Am 4. Januar 1998 startete die ehemalige „Tagesthemen“-Moderatorin ihre Talkshow. Wegen Christiansens zurückhaltender Gesprächsführung zunächst als „Sendung mit der Maus“ verunglimpft, steigerte sich der Einfluss der Show zusehends: Ein „Ersatzparlament“ erkannte der damalige Bundestagspräsident Wolfgang Thierse schließlich in ihr, weil seine Politiker-Kollegen lieber im Fernsehstudio als im Plenarsaal ihre neuesten Positionen bekannt gaben.

Dass es so weit kommen konnte, liegt ironischerweise genau an der Sache, für die Christiansen anfangs so kritisiert wurde: Wer nach Berlin in die blaue Studiokugel kommt, hat keine unangenehmen Nachfragen zu fürchten. Bei Christiansen („die Doris Day des deutschen Journalismus“, Kabarettistin Maren Kroymann) darf sich darstellen, wer will. Hauptsache, er tut es laut und möglichst kontrovers. Stunden um Stunden mit Hans-Olaf-Henkel-Monologen, bemalten Westerwelle-Sohlen und Schröder-Frotzeleien waren die Folge.

Der Ruf, dass man bei der dünnen Dame („Germany’s top talk show host“, CNBC) meist pfleglich behandelt wird, machte sich sogar im Ausland breit. Exklusive Interviews mit US-Präsident George W. Bush oder Senatorin Hillary Clinton waren der Dank.

Diese Linie der Gefälligkeit dürfte durch Christiansens Nachfolger Günther Jauch nahtlos weitergeführt werden. Mit Frank Plasberg („Hart aber fair“/WDR) stand zwar schon seit längerem ein Nachfolgekandidat in den Startlöchern, der sowohl Substanz als auch Quote liefert. Doch dessen Moderationsstil schien den ARD-Vorderen wohl doch zu unbequem für eine „Tatort“-Anschlusssendung zu sein.

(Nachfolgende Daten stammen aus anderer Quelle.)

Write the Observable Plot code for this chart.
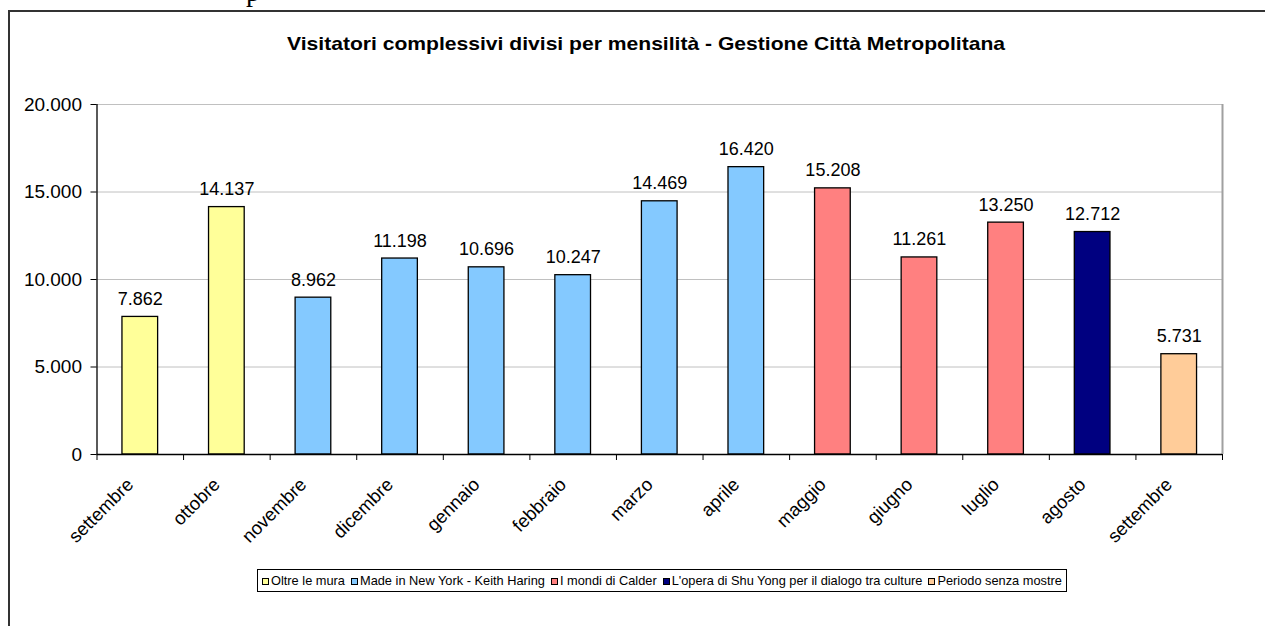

Zuletzt kriegte Christiansen („Frau Merkel“, Edmund Stoiber) aber doch Probleme mit der Harmonie: Seitdem die große Koalition regiert, mangelt es an Kontrahenten. „Die Kleinen möchten sich gern mit den Großen streiten. Die Großen möchten sich aber nicht mit ihnen streiten“, erklärte Christiansen unlängst im Spiegel.

Die Konsequenz, die die Redaktion daraus zog: nicht mehr so viele Politiker einladen. Die Konsequenz, die die Zuschauer daraus zogen: nicht mehr so viel Christiansen gucken. Im letzten halben Jahr sanken die Einschaltquoten kräftig unter Senderdurchschnitt: Schalteten zu Wahlkampfzeiten noch rund 18 Prozent ein, waren es in den letzten sechs Monaten nur noch durchschnittlich 12,9 Prozent.

Großen Ehrgeiz, die Sendung aus dem Quotentief zu holen, hat Christiansen wohl nicht mehr. Konkurrenzsendungen wie „Berlin Mitte“, mit dem das ZDF den Erfolg aus dem Ersten kopieren wollte, wirken mittlerweile dank forscherer Gesprächsführung und Einspielfilmen frischer und beweglicher. Doch auch nach ihrem Abgang, zu dessen Zeitpunkt – fast auf den Tag genau – sie 50 Jahre alt wird, wird Christiansen einflussreich bleiben: Mit Kanzlerin Angela Merkel und Verleger Friede Springer hat das ehemalige Junge-Union-Mitglied zwei der einflussreichsten Frauen in Deutschland zu Freundinnen. Auch wenn es sie der Liebe wegen nach Frankreich zieht – ganz wird Deutschland wohl doch nicht ohne ihre diskreten Einflüsterungen auskommen.